René Doyon s’efforce pourtant de garder espoir.
«Les signaux sont très inquiétants – et cela me préoccupe beaucoup. En tant que scientifiques, nous essayons de nous tenir à l’écart des querelles politiques, mais c’est très difficile, car tout est lié, dit-il. Chaque jour apporte son lot de surprises en provenance de nos voisins du Sud.»
Pour quelqu’un qui a consacré sa vie à observer le ciel, il est troublant de constater à quel point les nouvelles venant de la Terre sont sombres.

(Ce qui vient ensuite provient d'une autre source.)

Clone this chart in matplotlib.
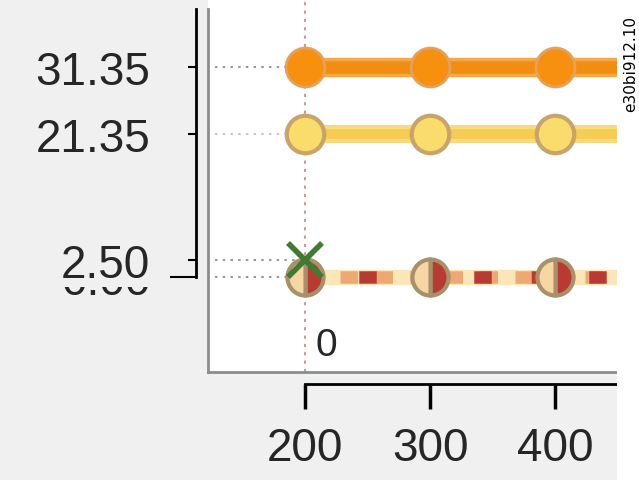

«Ce qui nous a permis de réussir et de nous renforcer scientifiquement, c’est notre collaboration étroite, rappelle René Doyon. Les États-Unis, le Canada et l’Europe ont fait du JWST un projet commun – probablement la machine la plus complexe jamais construite. La guerre économique actuelle va à l’encontre de cet esprit de collaboration qui a fait le succès de James-Webb. Pour l’économie comme pour la science, l’isolement et l’affrontement ne sont pas la solution. Espérons que, comme la pandémie, tout cela ne sera plus bientôt qu’un mauvais souvenir.»